Public safety officials have been working for the past five or six years to help schools review their plans and procedures in the event of a major incident -- whether it's a shooting, a fire or severe weather.
Scott Johnson of Bedford County Emergency Management Agency says that the joint city/county public safety team was formed due to input from the schools, even though it now also works with other public facilities such as Shelbyville Recreation Center and large industries like CalsonicKansei North America.
The team is made up of representatives from Bedford County Sheriff's Department, Bedford County Fire Department, Bedford County Emergency Medical Services, Shelbyville Fire Department, Shelbyville Police Department and BCEMA.

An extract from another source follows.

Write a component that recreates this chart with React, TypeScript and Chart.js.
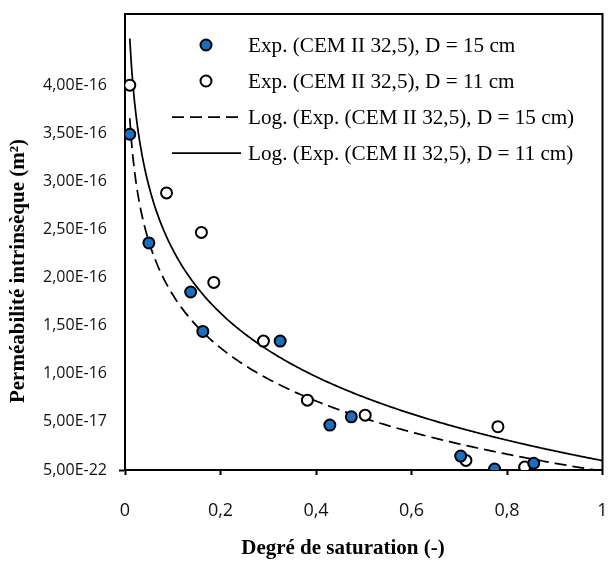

The public safety team has an assessment team which helps the schools look at disaster planning in five categories:
* law enforcement (a shooting or bomb threat)
* major fire
* severe weather
* a hazardous materials spill
The assessment team walks through the entire school facility, checking preparedness issues and disaster-related questions. "How are these doors locked?" "Where are the utility cutoffs?"
The team then makes non-binding recommendations to each school for disaster planning.
The schools' disaster plans are reviewed from time to time to make sure they're still current, Johnson said. About a month ago, he said, officials were at Learning Way Elementary reviewing its plan.
The team has also worked with The Webb School, Shelbyville Recreation Center, and local industries.
"It's not just schools," said Johnson, "but that's mainly the purpose of that joint team."
Johnson meets with principals and assistant principals to discuss what sorts of drills need to be helpful.
The focus this fall has been on evacuation drills -- including a joint exercise between Cascade and Webb -- but lockdown drills will be done as well, said Johnson.
"The team actually did shooter-in-the-school training," he said.
Johnson said Tennessee Technology Center at Shelbyville has also been asking for a lockdown drill.
In September and October, principals and assistant principals, respectively, were given National Incident Management Systems training.
Johnson said school officials, who set the disaster plan in motion to begin with, have followed through.
"They've all been supportive," said Johnson. "It's just a matter of fitting it into their schedule. You can't do it all at once." For example, the principals and assistant principals had to take the NIMS training separately because they couldn't both be away from school at the same time.
Emergency officials also work to make sure they're prepared for a school emergency. For example, Johnson said, Shelbyville police toured schools in August just to make sure they were familiar with the layout.
"It's an active, ongoing effort," he said.